STORED DATA
+++

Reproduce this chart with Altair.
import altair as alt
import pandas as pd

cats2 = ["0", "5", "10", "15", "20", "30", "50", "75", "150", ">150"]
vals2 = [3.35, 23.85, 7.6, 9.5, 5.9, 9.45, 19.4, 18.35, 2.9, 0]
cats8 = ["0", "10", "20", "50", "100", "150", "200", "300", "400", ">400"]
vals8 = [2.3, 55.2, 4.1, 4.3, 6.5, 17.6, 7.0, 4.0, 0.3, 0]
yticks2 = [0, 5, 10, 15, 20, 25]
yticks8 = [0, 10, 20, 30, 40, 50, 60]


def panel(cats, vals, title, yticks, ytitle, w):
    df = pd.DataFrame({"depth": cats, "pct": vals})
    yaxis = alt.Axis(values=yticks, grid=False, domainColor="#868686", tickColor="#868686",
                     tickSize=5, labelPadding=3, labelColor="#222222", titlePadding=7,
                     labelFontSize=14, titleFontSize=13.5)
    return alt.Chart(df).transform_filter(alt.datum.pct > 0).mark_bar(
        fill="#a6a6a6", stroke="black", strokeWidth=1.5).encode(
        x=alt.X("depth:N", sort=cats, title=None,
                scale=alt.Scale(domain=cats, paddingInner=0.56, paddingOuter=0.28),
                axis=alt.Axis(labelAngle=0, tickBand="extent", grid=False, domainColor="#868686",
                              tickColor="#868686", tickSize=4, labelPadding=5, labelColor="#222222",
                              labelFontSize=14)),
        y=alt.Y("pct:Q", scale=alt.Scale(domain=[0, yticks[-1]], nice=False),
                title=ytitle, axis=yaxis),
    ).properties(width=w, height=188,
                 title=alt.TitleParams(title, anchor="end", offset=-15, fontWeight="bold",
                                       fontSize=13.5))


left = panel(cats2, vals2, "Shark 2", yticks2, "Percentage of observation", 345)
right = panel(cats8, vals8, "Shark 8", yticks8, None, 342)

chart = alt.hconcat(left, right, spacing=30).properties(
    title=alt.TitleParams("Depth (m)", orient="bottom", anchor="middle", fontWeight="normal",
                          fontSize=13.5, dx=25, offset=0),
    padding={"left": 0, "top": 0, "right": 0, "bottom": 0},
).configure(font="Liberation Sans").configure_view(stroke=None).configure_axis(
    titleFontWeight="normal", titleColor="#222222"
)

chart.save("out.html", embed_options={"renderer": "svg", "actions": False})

+++

EXERCISE OBJECTIVE
From the first line to the last, please quote the material above exactly.

FULL OUTPUT
Reproduce this chart with Altair.
import altair as alt
import pandas as pd

cats2 = ["0", "5", "10", "15", "20", "30", "50", "75", "150", ">150"]
vals2 = [3.35, 23.85, 7.6, 9.5, 5.9, 9.45, 19.4, 18.35, 2.9, 0]
cats8 = ["0", "10", "20", "50", "100", "150", "200", "300", "400", ">400"]
vals8 = [2.3, 55.2, 4.1, 4.3, 6.5, 17.6, 7.0, 4.0, 0.3, 0]
yticks2 = [0, 5, 10, 15, 20, 25]
yticks8 = [0, 10, 20, 30, 40, 50, 60]


def panel(cats, vals, title, yticks, ytitle, w):
    df = pd.DataFrame({"depth": cats, "pct": vals})
    yaxis = alt.Axis(values=yticks, grid=False, domainColor="#868686", tickColor="#868686",
                     tickSize=5, labelPadding=3, labelColor="#222222", titlePadding=7,
                     labelFontSize=14, titleFontSize=13.5)
    return alt.Chart(df).transform_filter(alt.datum.pct > 0).mark_bar(
        fill="#a6a6a6", stroke="black", strokeWidth=1.5).encode(
        x=alt.X("depth:N", sort=cats, title=None,
                scale=alt.Scale(domain=cats, paddingInner=0.56, paddingOuter=0.28),
                axis=alt.Axis(labelAngle=0, tickBand="extent", grid=False, domainColor="#868686",
                              tickColor="#868686", tickSize=4, labelPadding=5, labelColor="#222222",
                              labelFontSize=14)),
        y=alt.Y("pct:Q", scale=alt.Scale(domain=[0, yticks[-1]], nice=False),
                title=ytitle, axis=yaxis),
    ).properties(width=w, height=188,
                 title=alt.TitleParams(title, anchor="end", offset=-15, fontWeight="bold",
                                       fontSize=13.5))


left = panel(cats2, vals2, "Shark 2", yticks2, "Percentage of observation", 345)
right = panel(cats8, vals8, "Shark 8", yticks8, None, 342)

chart = alt.hconcat(left, right, spacing=30).properties(
    title=alt.TitleParams("Depth (m)", orient="bottom", anchor="middle", fontWeight="normal",
                          fontSize=13.5, dx=25, offset=0),
    padding={"left": 0, "top": 0, "right": 0, "bottom": 0},
).configure(font="Liberation Sans").configure_view(stroke=None).configure_axis(
    titleFontWeight="normal", titleColor="#222222"
)

chart.save("out.html", embed_options={"renderer": "svg", "actions": False})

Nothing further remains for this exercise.